__WHAT IS REQUIRED__.
Reproduce the listing below character for character; drop every image.

__DATASET EXCERPT__.
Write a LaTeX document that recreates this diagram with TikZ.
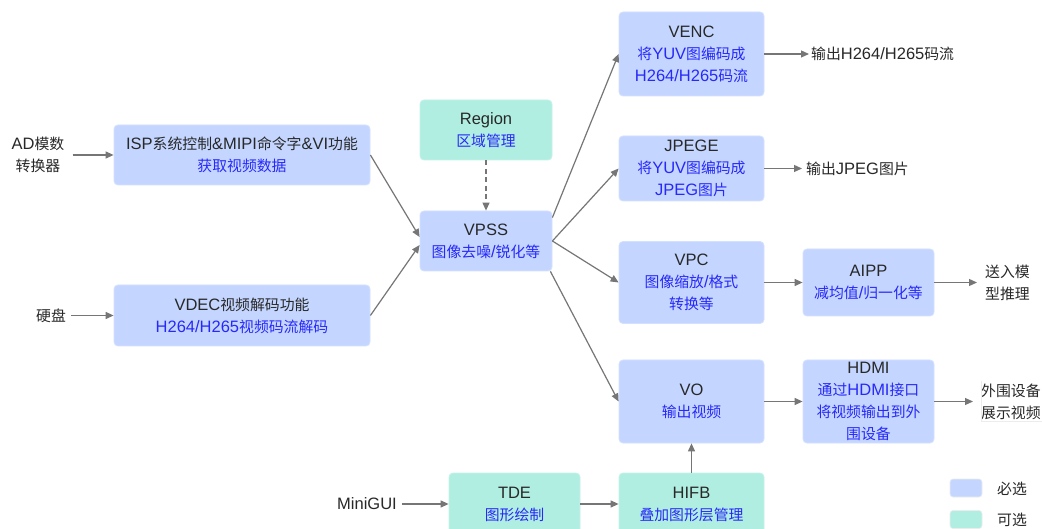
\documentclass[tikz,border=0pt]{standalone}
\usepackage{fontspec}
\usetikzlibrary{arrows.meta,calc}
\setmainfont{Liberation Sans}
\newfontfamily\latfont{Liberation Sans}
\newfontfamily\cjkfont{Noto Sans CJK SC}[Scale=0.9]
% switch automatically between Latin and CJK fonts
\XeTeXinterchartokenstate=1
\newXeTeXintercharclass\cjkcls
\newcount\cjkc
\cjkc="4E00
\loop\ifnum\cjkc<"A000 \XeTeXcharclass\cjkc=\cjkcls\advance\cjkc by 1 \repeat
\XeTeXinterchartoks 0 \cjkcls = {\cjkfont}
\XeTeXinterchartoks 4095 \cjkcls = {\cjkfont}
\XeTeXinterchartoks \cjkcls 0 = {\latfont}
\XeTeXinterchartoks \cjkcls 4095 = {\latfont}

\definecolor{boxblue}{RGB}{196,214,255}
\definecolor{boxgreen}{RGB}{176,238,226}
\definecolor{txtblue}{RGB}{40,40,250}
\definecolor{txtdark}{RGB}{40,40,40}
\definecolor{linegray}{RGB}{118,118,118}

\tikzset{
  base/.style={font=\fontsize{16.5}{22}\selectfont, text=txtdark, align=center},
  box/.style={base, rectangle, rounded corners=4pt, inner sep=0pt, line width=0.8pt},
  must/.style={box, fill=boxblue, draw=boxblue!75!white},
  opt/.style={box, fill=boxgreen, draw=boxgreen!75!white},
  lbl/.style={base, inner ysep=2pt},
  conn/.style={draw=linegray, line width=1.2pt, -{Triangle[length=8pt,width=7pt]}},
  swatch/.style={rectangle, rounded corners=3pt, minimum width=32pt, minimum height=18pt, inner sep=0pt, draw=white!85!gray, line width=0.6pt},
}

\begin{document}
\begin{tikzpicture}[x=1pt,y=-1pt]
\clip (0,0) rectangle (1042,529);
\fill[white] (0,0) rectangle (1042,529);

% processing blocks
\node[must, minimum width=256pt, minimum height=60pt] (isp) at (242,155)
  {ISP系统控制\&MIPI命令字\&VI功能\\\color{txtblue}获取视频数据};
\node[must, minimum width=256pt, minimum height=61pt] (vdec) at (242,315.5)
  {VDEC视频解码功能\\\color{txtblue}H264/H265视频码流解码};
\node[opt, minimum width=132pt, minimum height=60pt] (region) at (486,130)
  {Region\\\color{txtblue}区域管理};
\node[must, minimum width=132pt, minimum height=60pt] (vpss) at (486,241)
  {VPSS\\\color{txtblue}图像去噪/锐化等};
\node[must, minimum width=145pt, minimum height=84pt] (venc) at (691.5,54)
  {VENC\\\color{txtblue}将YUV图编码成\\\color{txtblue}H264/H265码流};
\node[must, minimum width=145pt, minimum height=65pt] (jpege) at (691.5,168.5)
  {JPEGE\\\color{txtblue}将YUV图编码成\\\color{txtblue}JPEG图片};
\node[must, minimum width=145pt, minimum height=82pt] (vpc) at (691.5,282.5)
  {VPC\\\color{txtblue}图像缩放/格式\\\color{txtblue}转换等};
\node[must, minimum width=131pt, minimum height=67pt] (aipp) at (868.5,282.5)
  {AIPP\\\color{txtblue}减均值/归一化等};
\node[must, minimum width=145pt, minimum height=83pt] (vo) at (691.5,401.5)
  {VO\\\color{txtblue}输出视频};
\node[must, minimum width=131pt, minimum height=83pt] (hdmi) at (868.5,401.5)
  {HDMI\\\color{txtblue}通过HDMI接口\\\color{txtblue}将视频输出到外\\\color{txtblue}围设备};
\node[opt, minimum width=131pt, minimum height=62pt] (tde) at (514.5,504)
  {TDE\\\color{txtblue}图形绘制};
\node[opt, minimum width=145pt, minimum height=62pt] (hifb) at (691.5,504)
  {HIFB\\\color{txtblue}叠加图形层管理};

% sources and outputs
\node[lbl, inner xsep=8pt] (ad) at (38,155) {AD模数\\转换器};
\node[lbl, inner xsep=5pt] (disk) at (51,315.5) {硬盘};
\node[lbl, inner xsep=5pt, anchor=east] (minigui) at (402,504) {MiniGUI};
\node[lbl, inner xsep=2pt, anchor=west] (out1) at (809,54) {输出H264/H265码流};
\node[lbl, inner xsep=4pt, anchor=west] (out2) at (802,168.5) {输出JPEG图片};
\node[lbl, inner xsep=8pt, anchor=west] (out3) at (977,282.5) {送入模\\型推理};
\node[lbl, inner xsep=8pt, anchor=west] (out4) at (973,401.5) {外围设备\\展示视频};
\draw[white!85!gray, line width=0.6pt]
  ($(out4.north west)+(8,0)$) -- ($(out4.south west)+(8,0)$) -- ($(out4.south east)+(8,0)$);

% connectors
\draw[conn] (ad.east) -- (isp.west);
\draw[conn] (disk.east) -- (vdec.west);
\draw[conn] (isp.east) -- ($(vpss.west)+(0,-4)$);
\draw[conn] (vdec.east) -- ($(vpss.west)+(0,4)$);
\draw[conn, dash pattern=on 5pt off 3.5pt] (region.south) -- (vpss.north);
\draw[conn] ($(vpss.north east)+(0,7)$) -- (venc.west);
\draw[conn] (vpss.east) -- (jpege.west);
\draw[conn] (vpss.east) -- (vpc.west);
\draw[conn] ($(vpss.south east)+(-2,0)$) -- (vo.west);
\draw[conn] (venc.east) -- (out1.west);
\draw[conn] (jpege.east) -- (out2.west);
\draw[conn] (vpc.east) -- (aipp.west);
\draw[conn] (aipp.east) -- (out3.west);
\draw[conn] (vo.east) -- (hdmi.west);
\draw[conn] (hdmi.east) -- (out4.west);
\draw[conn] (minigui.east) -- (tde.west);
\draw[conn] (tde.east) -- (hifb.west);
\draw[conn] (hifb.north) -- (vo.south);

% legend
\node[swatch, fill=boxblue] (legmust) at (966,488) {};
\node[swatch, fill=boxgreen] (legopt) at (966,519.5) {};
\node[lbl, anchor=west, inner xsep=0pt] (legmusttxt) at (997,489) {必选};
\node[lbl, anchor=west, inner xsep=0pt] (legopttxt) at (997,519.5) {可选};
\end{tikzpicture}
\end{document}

__RESULT OF THE TASK__.
Write a LaTeX document that recreates this diagram with TikZ.
\documentclass[tikz,border=0pt]{standalone}
\usepackage{fontspec}
\usetikzlibrary{arrows.meta,calc}
\setmainfont{Liberation Sans}
\newfontfamily\latfont{Liberation Sans}
\newfontfamily\cjkfont{Noto Sans CJK SC}[Scale=0.9]
% switch automatically between Latin and CJK fonts
\XeTeXinterchartokenstate=1
\newXeTeXintercharclass\cjkcls
\newcount\cjkc
\cjkc="4E00
\loop\ifnum\cjkc<"A000 \XeTeXcharclass\cjkc=\cjkcls\advance\cjkc by 1 \repeat
\XeTeXinterchartoks 0 \cjkcls = {\cjkfont}
\XeTeXinterchartoks 4095 \cjkcls = {\cjkfont}
\XeTeXinterchartoks \cjkcls 0 = {\latfont}
\XeTeXinterchartoks \cjkcls 4095 = {\latfont}

\definecolor{boxblue}{RGB}{196,214,255}
\definecolor{boxgreen}{RGB}{176,238,226}
\definecolor{txtblue}{RGB}{40,40,250}
\definecolor{txtdark}{RGB}{40,40,40}
\definecolor{linegray}{RGB}{118,118,118}

\tikzset{
  base/.style={font=\fontsize{16.5}{22}\selectfont, text=txtdark, align=center},
  box/.style={base, rectangle, rounded corners=4pt, inner sep=0pt, line width=0.8pt},
  must/.style={box, fill=boxblue, draw=boxblue!75!white},
  opt/.style={box, fill=boxgreen, draw=boxgreen!75!white},
  lbl/.style={base, inner ysep=2pt},
  conn/.style={draw=linegray, line width=1.2pt, -{Triangle[length=8pt,width=7pt]}},
  swatch/.style={rectangle, rounded corners=3pt, minimum width=32pt, minimum height=18pt, inner sep=0pt, draw=white!85!gray, line width=0.6pt},
}

\begin{document}
\begin{tikzpicture}[x=1pt,y=-1pt]
\clip (0,0) rectangle (1042,529);
\fill[white] (0,0) rectangle (1042,529);

% processing blocks
\node[must, minimum width=256pt, minimum height=60pt] (isp) at (242,155)
  {ISP系统控制\&MIPI命令字\&VI功能\\\color{txtblue}获取视频数据};
\node[must, minimum width=256pt, minimum height=61pt] (vdec) at (242,315.5)
  {VDEC视频解码功能\\\color{txtblue}H264/H265视频码流解码};
\node[opt, minimum width=132pt, minimum height=60pt] (region) at (486,130)
  {Region\\\color{txtblue}区域管理};
\node[must, minimum width=132pt, minimum height=60pt] (vpss) at (486,241)
  {VPSS\\\color{txtblue}图像去噪/锐化等};
\node[must, minimum width=145pt, minimum height=84pt] (venc) at (691.5,54)
  {VENC\\\color{txtblue}将YUV图编码成\\\color{txtblue}H264/H265码流};
\node[must, minimum width=145pt, minimum height=65pt] (jpege) at (691.5,168.5)
  {JPEGE\\\color{txtblue}将YUV图编码成\\\color{txtblue}JPEG图片};
\node[must, minimum width=145pt, minimum height=82pt] (vpc) at (691.5,282.5)
  {VPC\\\color{txtblue}图像缩放/格式\\\color{txtblue}转换等};
\node[must, minimum width=131pt, minimum height=67pt] (aipp) at (868.5,282.5)
  {AIPP\\\color{txtblue}减均值/归一化等};
\node[must, minimum width=145pt, minimum height=83pt] (vo) at (691.5,401.5)
  {VO\\\color{txtblue}输出视频};
\node[must, minimum width=131pt, minimum height=83pt] (hdmi) at (868.5,401.5)
  {HDMI\\\color{txtblue}通过HDMI接口\\\color{txtblue}将视频输出到外\\\color{txtblue}围设备};
\node[opt, minimum width=131pt, minimum height=62pt] (tde) at (514.5,504)
  {TDE\\\color{txtblue}图形绘制};
\node[opt, minimum width=145pt, minimum height=62pt] (hifb) at (691.5,504)
  {HIFB\\\color{txtblue}叠加图形层管理};

% sources and outputs
\node[lbl, inner xsep=8pt] (ad) at (38,155) {AD模数\\转换器};
\node[lbl, inner xsep=5pt] (disk) at (51,315.5) {硬盘};
\node[lbl, inner xsep=5pt, anchor=east] (minigui) at (402,504) {MiniGUI};
\node[lbl, inner xsep=2pt, anchor=west] (out1) at (809,54) {输出H264/H265码流};
\node[lbl, inner xsep=4pt, anchor=west] (out2) at (802,168.5) {输出JPEG图片};
\node[lbl, inner xsep=8pt, anchor=west] (out3) at (977,282.5) {送入模\\型推理};
\node[lbl, inner xsep=8pt, anchor=west] (out4) at (973,401.5) {外围设备\\展示视频};
\draw[white!85!gray, line width=0.6pt]
  ($(out4.north west)+(8,0)$) -- ($(out4.south west)+(8,0)$) -- ($(out4.south east)+(8,0)$);

% connectors
\draw[conn] (ad.east) -- (isp.west);
\draw[conn] (disk.east) -- (vdec.west);
\draw[conn] (isp.east) -- ($(vpss.west)+(0,-4)$);
\draw[conn] (vdec.east) -- ($(vpss.west)+(0,4)$);
\draw[conn, dash pattern=on 5pt off 3.5pt] (region.south) -- (vpss.north);
\draw[conn] ($(vpss.north east)+(0,7)$) -- (venc.west);
\draw[conn] (vpss.east) -- (jpege.west);
\draw[conn] (vpss.east) -- (vpc.west);
\draw[conn] ($(vpss.south east)+(-2,0)$) -- (vo.west);
\draw[conn] (venc.east) -- (out1.west);
\draw[conn] (jpege.east) -- (out2.west);
\draw[conn] (vpc.east) -- (aipp.west);
\draw[conn] (aipp.east) -- (out3.west);
\draw[conn] (vo.east) -- (hdmi.west);
\draw[conn] (hdmi.east) -- (out4.west);
\draw[conn] (minigui.east) -- (tde.west);
\draw[conn] (tde.east) -- (hifb.west);
\draw[conn] (hifb.north) -- (vo.south);

% legend
\node[swatch, fill=boxblue] (legmust) at (966,488) {};
\node[swatch, fill=boxgreen] (legopt) at (966,519.5) {};
\node[lbl, anchor=west, inner xsep=0pt] (legmusttxt) at (997,489) {必选};
\node[lbl, anchor=west, inner xsep=0pt] (legopttxt) at (997,519.5) {可选};
\end{tikzpicture}
\end{document}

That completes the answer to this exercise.